If you don't know, I have Factor VII blood disorder. It's ridiculously rare and I've had to tell a few doctors what it is, which is funny because sometimes I am not even sure what it is! I didn't know I had it until I was diagnosed with it last fall. But now that I do know I have it, it makes complete and total sense with a lot of things that have happened in my life. Basically, I bleed faster and at a greater quantity than the average person.
All of this pregnancy I have had issues with bleeding. It has caused a lot of stress and a lot of tears, especially at the beginning when miscarriage is such a big possibility. In the beginning I had partial placenta previa, which is where the placenta covers your cervix and that can cause bleeding (and a host of other issues). Normally where others would maybe spot, or bleed a little, I bleed a lot. A scary amount. I ended up in the ER about 6 times before I ever hit 20 weeks. It was insane. Luckily, at 18 weeks the placenta previa fixed itself. But I have continued to have bleeding episodes regardless, usually every three weeks there is some type of bleeding.
Because of the risks associated with bleeding during pregnancy and because I have Factor VII, I always have to go into Labor & Delivery no matter what -- even if I'm not worried.
This past Sunday was just such a day. As you read from this weeks bumpdate I have been having pretty crazy contractions since Friday and just generally being in pain and having discomfort. Sunday I made the decision to go to church. Baaaaad idea. I totally wore myself out and was having crazy contractions that really friggin' hurt! Then I got up to go to the bathroom and there was blood.
I could NOT catch a break this weekend!
Into labor and delivery we went. I wasn't crazy worried because this had happened before: unexplained bleeding due to Factor VII disorder. It gets a little annoying but I'd rather it be nothing really than something serious. Plus, I get to hear his beautiful heartbeat for a few hours and I get to see him on the ultrasound, so it all evens out. (Except for I ALWAYS have to have a cervical exam when I come in for bleeding and that part I could do without...)

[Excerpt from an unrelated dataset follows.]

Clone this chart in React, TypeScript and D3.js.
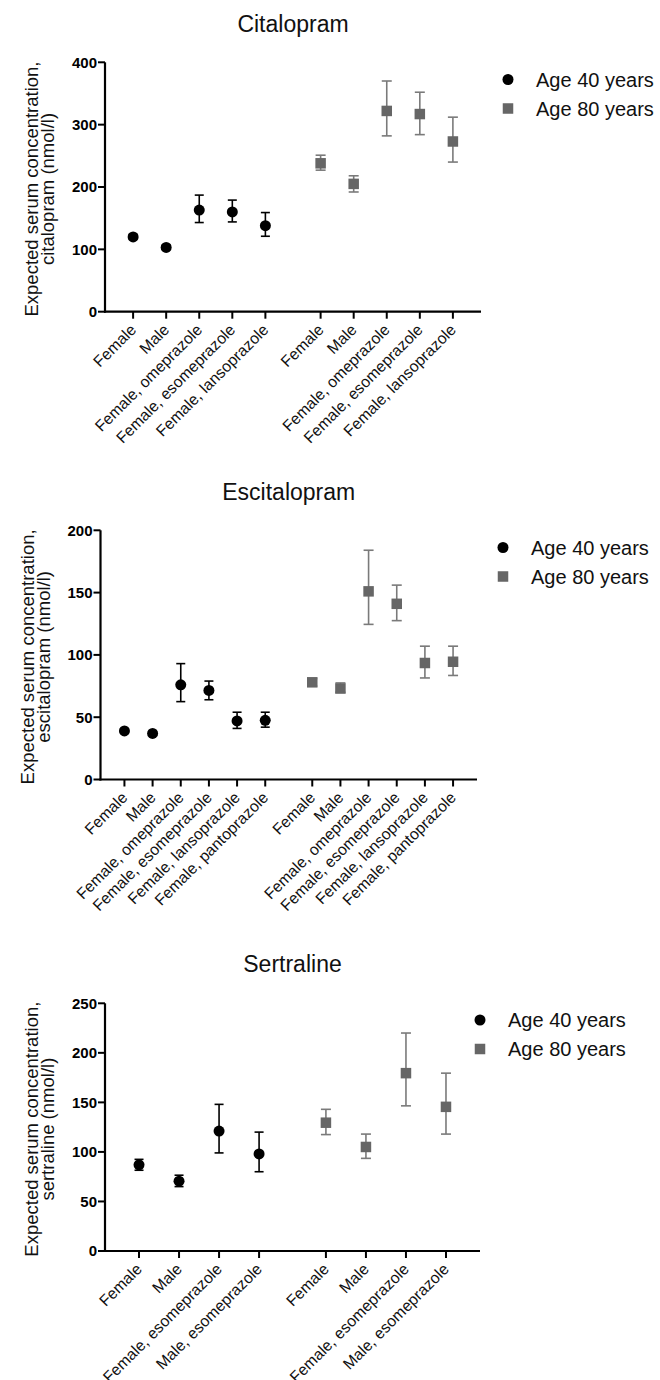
import React from 'react';
import * as d3 from 'd3';

// ---------- DATA ----------
const legendLabels = ['Age 40 years', 'Age 80 years'];
const panelTitles = ['Citalopram', 'Escitalopram', 'Sertraline'];
const yTitleLine1 = 'Expected serum concentration,';
const yTitleLine2 = ['citalopram (nmol/l)', 'escitalopram (nmol/l)', 'sertraline (nmol/l)'];
const yMaxes = [400, 200, 250];
const yTickSteps = [100, 50, 50];

const citalopramCategories = ['Female', 'Male', 'Female, omeprazole', 'Female, esomeprazole', 'Female, lansoprazole'];
const citalopramAge40Mean = [120, 103, 163, 160, 138];
const citalopramAge40Lower = [116, 100, 143, 144, 121];
const citalopramAge40Upper = [124, 107, 187, 179, 159];
const citalopramAge80Mean = [238, 205, 322, 317, 273];
const citalopramAge80Lower = [227, 192, 282, 284, 240];
const citalopramAge80Upper = [251, 218, 370, 352, 312];

const escitalopramCategories = ['Female', 'Male', 'Female, omeprazole', 'Female, esomeprazole', 'Female, lansoprazole', 'Female, pantoprazole'];
const escitalopramAge40Mean = [39, 37, 76, 71.5, 47, 47.5];
const escitalopramAge40Lower = [37.5, 35.5, 62.5, 64, 41, 42];
const escitalopramAge40Upper = [40.5, 38.5, 93, 79, 54, 54];
const escitalopramAge80Mean = [78, 73, 151, 141, 93.5, 94.5];
const escitalopramAge80Lower = [75, 70, 124.5, 127.5, 81.5, 83.5];
const escitalopramAge80Upper = [81, 77.5, 184, 156, 107, 107];

const sertralineCategories = ['Female', 'Male', 'Female, esomeprazole', 'Male, esomeprazole'];
const sertralineAge40Mean = [87, 70.5, 121, 98];
const sertralineAge40Lower = [81.5, 65, 99, 80];
const sertralineAge40Upper = [92.5, 76.5, 148, 120];
const sertralineAge80Mean = [129.5, 105, 179.5, 145.5];
const sertralineAge80Lower = [117.5, 93.5, 146.5, 118];
const sertralineAge80Upper = [143, 118, 220, 179.5];

// ---------- LAYOUT ----------
const layouts = [
  { axisX: 105, axisRight: 481, y0: 311.7, yTop: 62.3, titleY: 32, legendX: 508, legendY: 79.5 },
  { axisX: 100.5, axisRight: 477, y0: 779.5, yTop: 530.3, titleY: 500, legendX: 503, legendY: 547.5 },
  { axisX: 105, axisRight: 480, y0: 1251, yTop: 1003.3, titleY: 972, legendX: 480, legendY: 1020 },
];

const FONT = '"Liberation Sans", Arial, Helvetica, sans-serif';
const BLACK = '#000';
const GRAY = '#666';
const GRAY_BAR = '#7a7a7a';

type PanelProps = {
  idx: number;
  categories: string[];
  m40: number[]; l40: number[]; u40: number[];
  m80: number[]; l80: number[]; u80: number[];
};

function Panel({ idx, categories, m40, l40, u40, m80, l80, u80 }: PanelProps) {
  const L = layouts[idx];
  const n = categories.length;
  const offset = n + 0.67;
  const pad = 0.85;
  const x = d3.scaleLinear().domain([-pad, offset + n - 1 + pad]).range([L.axisX, L.axisRight]);
  const y = d3.scaleLinear().domain([0, yMaxes[idx]]).range([L.y0, L.yTop]);
  const yTicks = d3.range(0, yMaxes[idx] + 1, yTickSteps[idx]);
  const pos40 = categories.map((_, i) => x(i));
  const pos80 = categories.map((_, i) => x(offset + i));
  const allPos = [...pos40, ...pos80];
  const allLabels = [...categories, ...categories];
  const cy = (L.y0 + L.yTop) / 2;
  const r = 5.5;
  const sq = 10.5;

  return (
    <g>
      <text x={(L.axisX + L.axisRight) / 2} y={L.titleY} textAnchor="middle" fontSize={23} fontFamily={FONT} fill="#111">
        {panelTitles[idx]}
      </text>
      {/* y axis title */}
      <text transform={`translate(${L.axisX - 67},${cy + 2}) rotate(-90)`} textAnchor="middle" fontSize={18.5} fontFamily={FONT} fill="#111">
        {yTitleLine1}
      </text>
      <text transform={`translate(${L.axisX - 51},${cy + 2}) rotate(-90)`} textAnchor="middle" fontSize={18.5} fontFamily={FONT} fill="#111">
        {yTitleLine2[idx]}
      </text>
      {/* y axis */}
      <line x1={L.axisX} x2={L.axisX} y1={L.y0 + 1} y2={L.yTop} stroke={BLACK} strokeWidth={2.2} />
      {yTicks.map(t => (
        <g key={t}>
          <line x1={L.axisX - 7} x2={L.axisX} y1={y(t)} y2={y(t)} stroke={BLACK} strokeWidth={2} />
          <text x={L.axisX - 8} y={y(t)} dy="0.36em" textAnchor="end" fontSize={15} fontWeight="bold" fontFamily={FONT} fill={BLACK}>
            {t}
          </text>
        </g>
      ))}
      {/* x axis */}
      <line x1={L.axisX - 1} x2={L.axisRight} y1={L.y0} y2={L.y0} stroke={BLACK} strokeWidth={2.2} />
      {allPos.map((px, i) => (
        <g key={i}>
          <line x1={px} x2={px} y1={L.y0} y2={L.y0 + 7} stroke={BLACK} strokeWidth={2} />
          <text transform={`translate(${px + 4},${L.y0 + 19}) rotate(-45)`} textAnchor="end" fontSize={15.8} fontFamily={FONT} fill="#111">
            {allLabels[i]}
          </text>
        </g>
      ))}
      {/* age 40 */}
      {pos40.map((px, i) => (
        <g key={'a' + i}>
          <line x1={px} x2={px} y1={y(l40[i])} y2={y(u40[i])} stroke={BLACK} strokeWidth={1.6} />
          <line x1={px - 4.5} x2={px + 4.5} y1={y(l40[i])} y2={y(l40[i])} stroke={BLACK} strokeWidth={1.6} />
          <line x1={px - 4.5} x2={px + 4.5} y1={y(u40[i])} y2={y(u40[i])} stroke={BLACK} strokeWidth={1.6} />
          <circle cx={px} cy={y(m40[i])} r={r} fill={BLACK} />
        </g>
      ))}
      {/* age 80 */}
      {pos80.map((px, i) => (
        <g key={'b' + i}>
          <line x1={px} x2={px} y1={y(l80[i])} y2={y(u80[i])} stroke={GRAY_BAR} strokeWidth={1.6} />
          <line x1={px - 5} x2={px + 5} y1={y(l80[i])} y2={y(l80[i])} stroke={GRAY_BAR} strokeWidth={1.6} />
          <line x1={px - 5} x2={px + 5} y1={y(u80[i])} y2={y(u80[i])} stroke={GRAY_BAR} strokeWidth={1.6} />
          <rect x={px - sq / 2} y={y(m80[i]) - sq / 2} width={sq} height={sq} fill={GRAY} />
        </g>
      ))}
      {/* legend */}
      <circle cx={L.legendX} cy={L.legendY} r={r} fill={BLACK} />
      <text x={L.legendX + 28} y={L.legendY} dy="0.36em" fontSize={20} fontFamily={FONT} fill="#111">{legendLabels[0]}</text>
      <rect x={L.legendX - sq / 2} y={L.legendY + 29 - sq / 2} width={sq} height={sq} fill={GRAY} />
      <text x={L.legendX + 28} y={L.legendY + 29} dy="0.36em" fontSize={20} fontFamily={FONT} fill="#111">{legendLabels[1]}</text>
    </g>
  );
}

export default function App() {
  return (
    <svg width={660} height={1380} style={{ position: 'absolute', left: 0, top: 0, background: '#fff' }}>
      <rect width={660} height={1380} fill="#fff" />
      <Panel idx={0} categories={citalopramCategories}
        m40={citalopramAge40Mean} l40={citalopramAge40Lower} u40={citalopramAge40Upper}
        m80={citalopramAge80Mean} l80={citalopramAge80Lower} u80={citalopramAge80Upper} />
      <Panel idx={1} categories={escitalopramCategories}
        m40={escitalopramAge40Mean} l40={escitalopramAge40Lower} u40={escitalopramAge40Upper}
        m80={escitalopramAge80Mean} l80={escitalopramAge80Lower} u80={escitalopramAge80Upper} />
      <Panel idx={2} categories={sertralineCategories}
        m40={sertralineAge40Mean} l40={sertralineAge40Lower} u40={sertralineAge40Upper}
        m80={sertralineAge80Mean} l80={sertralineAge80Lower} u80={sertralineAge80Upper} />
    </svg>
  );
}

|Yeah, little dude has dropped if ya can't tell! ha!|
It's just another obstacle that Factor VII brings into this pregnancy.
But I am SO insanely blessed that my diagnosis isn't severe. It's bad, but it's manageable and I don't have to have shots every few weeks and I can still be active without worrying about severe bleeding. When I think about how bad it could be I am grateful for my little nook of semi-safety as far as this disorder goes.